Is a 16 team Super-League The Answer to The Elite European Football Clubs’ Search for a Solution for Increasing Revenue Pressure

By Jack Deacon

FC Barcelona President Sandro Rosell, Bill Gates, and Josep Guardiola Join Forces to End Polio
Photo used under creative commons from Gates Foundation

Arsene Wenger predicted in 2009 that a European Super League would be in place within ten years. The concept has been subject for careful contemplation by the great and the good of football for several years.

The main reason for the demand of a Super League is the increasing pressure elite clubs are facing to generate revenue and their frustration at having to release players for so many international fixtures.

Most elite clubs’ enthusiasm for a breakaway league has partially dampened because of concerns about difficulties in implicating the league.

There is a reluctance to get on the wrong side of national governing bodies, but the idea for a 16-team league is now being proposed.

The idea for major leagues to cut their number of teams from 20 to 16 was put forward by Sandro Rosell, Barcelona’s President, at a press conference in Qatar last week.

He also suggested that Champions League fixtures should take centre stage and be played on weekends, with Premier League games being shifted to mid-week evenings.

Rosell, also president of the European Club Association (ECA), said: “We want a bigger Champions League and hope one day we could play perhaps Barcelona versus Manchester United on Saturdays.

“It’s something all of them would have to agree to. That includes the Premier League. The objective of reducing from 20 to 16 teams is to give more space to our players.”

Richard Scudamore, Premier League chief executive, dismissed the proposals as short-sighted, saying: “Well, that’s very nice of him to issue that as a statement but that’s a very Barcelona-centric view.
“Our clubs have no view to be playing European football on a weekend. European football is a midweek competition and domestic football is a weekend competition.”

The 16-team league would substantially reduce the workload of players as there would be eight less games a season for each team.

But while the top clubs would generate enormous revenue from ties with Europe’s elite teams, the four teams sacrificed would lose huge sums of money.

The Premier League’s website reported that it generated at least £39m in domestic television rights revenue for each of his 20 members last year, so owners are unlikely to back down without a fight.

Not only do teams in the Football League make far less money than Premier League teams, but they’re also harder to sell, as foreign owners rarely look beyond the top league when they’re looking to take control of an English club.

The ECA, whose nine most influential members are Real Madrid; Milan; Liverpool; Internazionale; Manchester United; Barcelona; Arsenal; Chelsea; and Bayern, are no doubt aware that their memorandum of understanding with UEFA expires in 2014.
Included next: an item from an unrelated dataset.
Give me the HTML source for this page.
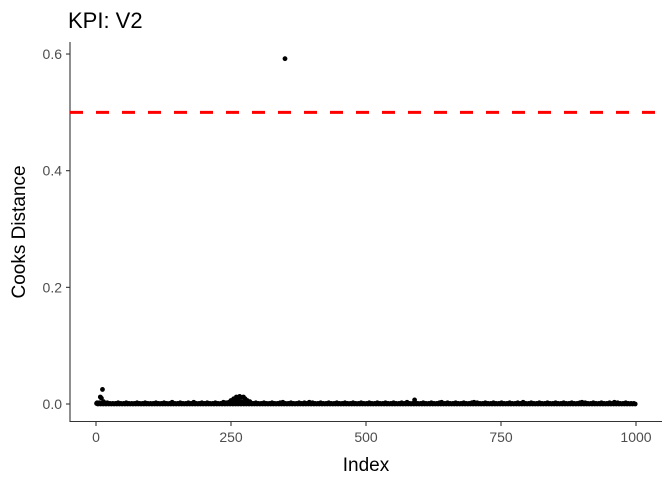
<!DOCTYPE html>
<html><head><meta charset="utf-8"><style>
body{margin:0;background:#fff;}
svg text{font-family:"Liberation Sans",Arial,sans-serif;}
</style></head><body>
<svg id="chart" width="672" height="480">
<text x="68" y="28" font-size="22" fill="#000">KPI: V2</text>
<text transform="translate(25,232) rotate(-90)" text-anchor="middle" font-size="19" fill="#000">Cooks Distance</text>
<text x="366" y="471" text-anchor="middle" font-size="19" fill="#000">Index</text>
<g id="axes"></g>
<g id="points"></g>
<g id="ref"></g>
</svg>
<script>
const xTicks=[0,250,500,750,1000];
const yTicks=[0.0,0.2,0.4,0.6];
const yTickLabels=["0.0","0.2","0.4","0.6"];
const threshold=0.5;
// notable points: index, cook's distance
const spikeIdx=[2,5,8,10,12,14,250,255,260,263,266,270,273,276,280,285,350,395,590,640,700,900,960];
const spikeVal=[0.002,0.001,0.012,0.01,0.025,0.004,0.006,0.009,0.012,0.01,0.013,0.011,0.012,0.009,0.006,0.004,0.592,0.003,0.007,0.003,0.003,0.003,0.003];
// baseline values sampled every 5 indices (1..1000)
const baseVal=[0.001,0.002,0.001,0.001,0.002,0.001,0.001,0.001,0.002,0.001,0.001,0.002,0.001,0.001,0.001,0.002,0.001,0.001,0.002,0.001,
0.001,0.001,0.002,0.001,0.001,0.002,0.001,0.001,0.003,0.001,0.001,0.002,0.001,0.001,0.002,0.001,0.003,0.001,0.001,0.002,
0.001,0.002,0.001,0.001,0.002,0.001,0.001,0.003,0.002,0.003,0.004,0.005,0.006,0.004,0.003,0.002,0.003,0.002,0.001,0.002,
0.001,0.001,0.002,0.001,0.001,0.002,0.001,0.001,0.002,0.003,0.001,0.001,0.002,0.001,0.001,0.002,0.001,0.002,0.001,0.001,
0.002,0.001,0.001,0.002,0.001,0.001,0.002,0.001,0.001,0.002,0.001,0.001,0.002,0.001,0.001,0.002,0.001,0.001,0.002,0.001,
0.001,0.002,0.001,0.001,0.002,0.001,0.001,0.002,0.001,0.001,0.002,0.001,0.001,0.002,0.001,0.003,0.001,0.001,0.002,0.001,
0.001,0.002,0.001,0.001,0.002,0.001,0.001,0.002,0.001,0.001,0.002,0.001,0.001,0.002,0.001,0.001,0.002,0.001,0.001,0.002,
0.001,0.002,0.001,0.001,0.002,0.001,0.001,0.002,0.001,0.001,0.002,0.001,0.001,0.002,0.001,0.001,0.002,0.001,0.003,0.001,
0.001,0.002,0.001,0.001,0.002,0.001,0.001,0.002,0.001,0.001,0.002,0.001,0.001,0.002,0.001,0.001,0.002,0.001,0.001,0.002,
0.001,0.002,0.001,0.001,0.002,0.001,0.001,0.002,0.001,0.001,0.002,0.001,0.001,0.002,0.001,0.001,0.002,0.001,0.001,0.001];
const NS="http://www.w3.org/2000/svg";
const X=v=>96+v*0.54;
const Y=v=>404-v*583.3;
function mk(tag,attrs,parent){const e=document.createElementNS(NS,tag);for(const k in attrs)e.setAttribute(k,attrs[k]);parent.appendChild(e);return e;}
const axes=document.getElementById('axes');
let e=mk('line',{x1:70,y1:42,x2:70,y2:422,stroke:'#333','stroke-width':1.1},axes);


e=mk('line',{x1:70,y1:421.5,x2:662,y2:421.5,stroke:'#333','stroke-width':1.1},axes);


yTicks.forEach((t,i)=>{
 const y=Y(t);
 const tk=mk('line',{x1:66,y1:y,x2:70,y2:y,stroke:'#333','stroke-width':1.1},axes);
 
 
 const tx=mk('text',{x:62,y:y+5,'text-anchor':'end','font-size':14,fill:'#4d4d4d'},axes);
 tx.textContent=yTickLabels[i];
 
 
});
xTicks.forEach(t=>{
 const x=X(t);
 const tk=mk('line',{x1:x,y1:422,x2:x,y2:426,stroke:'#333','stroke-width':1.1},axes);
 
 
 const tx=mk('text',{x:x,y:442,'text-anchor':'middle','font-size':14,fill:'#4d4d4d'},axes);
 tx.textContent=String(t);
 
 
});
const pts=document.getElementById('points');
baseVal.forEach((v,i)=>{
 const c=mk('circle',{cx:X(1+i*5),cy:Y(v),r:2.4,fill:'#000'},pts);
 
 
 const c2=mk('circle',{cx:X(3.5+i*5),cy:Y(0),r:2.4,fill:'#000'},pts);
 
 
});
spikeIdx.forEach((ix,i)=>{
 const c=mk('circle',{cx:X(ix),cy:Y(spikeVal[i]),r:2.4,fill:'#000'},pts);
 
 
});
const r=mk('line',{x1:70,y1:Y(threshold),x2:662,y2:Y(threshold),stroke:'#ff0000','stroke-width':3,'stroke-dasharray':'13,13'},document.getElementById('ref'));


</script>
</body></html>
They’re perhaps testing UEFA’s resolve over a range of proposals to see if they should stay under UEFA’s umbrella or break away and form a separate league.

The idea was revisited by Rosell in his press conference last week. He said: “If UEFA and the ECA reach an agreement then that’s good for both parties.

“If not, with or without the UEFA umbrella, the ECA is entitled to organise their own champions’ competition by themselves. In the worst case scenario, we will go away from UEFA.”